Dove andrà ora Hannibal Gheddafi? Fonti di sicurezza affermano che è stato accompagnato in un hotel della capitale e che, essendo caduto il divieto di espatrio, potrà lasciare il Paese. La destinazione resta segreta. Per l’indagine su Sadr, invece, formalmente non cambia nulla: il fascicolo resta aperto. Ma politicamente la tensione con Tripoli si allenta, e questo basta, per ora, a definire la scarcerazione un atto utile. Il caso rimane un banco di prova per la giustizia libanese, spesso accusata di piegarsi alle pressioni dei partiti e di ignorare gli standard internazionali sulla detenzione preventiva.
Se il rilascio su cauzione da 893.000 dollari è il fatto, la sostanza è più profonda.
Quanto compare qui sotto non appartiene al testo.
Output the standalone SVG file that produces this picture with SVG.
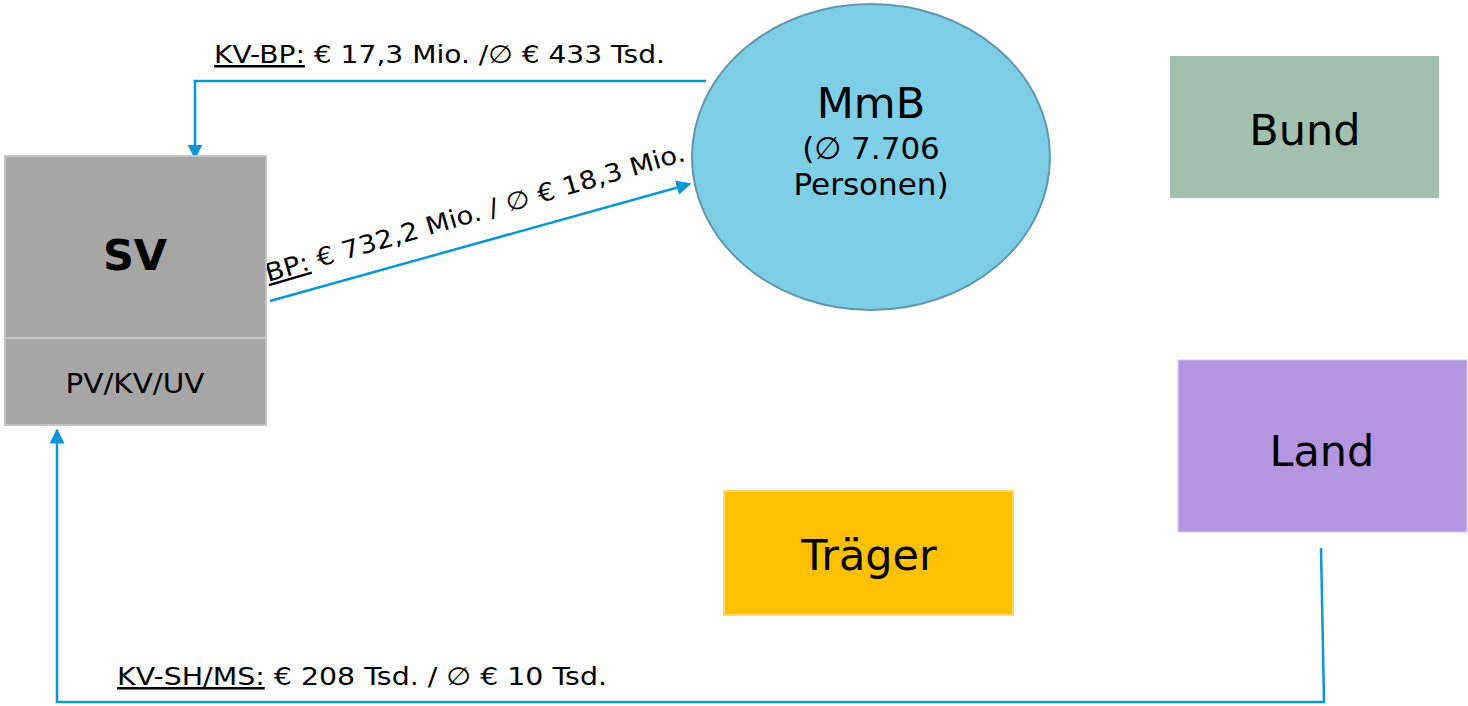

Dice che in Libano la giustizia è ancora un campo di battaglia tra diritto e politica, che il 1978 non è ancora storia e che la memoria di Musa Sadr pesa più di ogni sentenza. Dice che una decisione amministrativa può cambiare gli equilibri di due capitali e che una firma, in fondo, può aprire più ferite di quante ne chiuda. La cifra della cauzione, precisano le fonti, è di 893.000 dollari: dettaglio tecnico, ma simbolico. La revoca del divieto di espatrio, più che una formalità, è il segnale che le autorità vogliono chiudere la questione con cautela ma senza nuovi inciampi.
Il cancello che si chiude alle spalle di Hannibal Gheddafi non archivia il caso Sadr, non riscrive la storia della Libia di Muammar Gheddafi, e non placa l’attesa di una comunità che da 47 anni cerca la verità.
Ma racconta molto del Libano del 2025: un Paese dove la politica entra ed esce dai tribunali, dove la custodia cautelare è ancora la norma, e dove una decisione di riduzione della cauzione può valere più di mille dichiarazioni diplomatiche. È, in fondo, un test sulla tenuta dello stato di diritto e sulla capacità di due governi di trasformare un gesto giudiziario in un segnale politico. Il resto, come sempre in questa regione, rischia di essere soltanto rumore.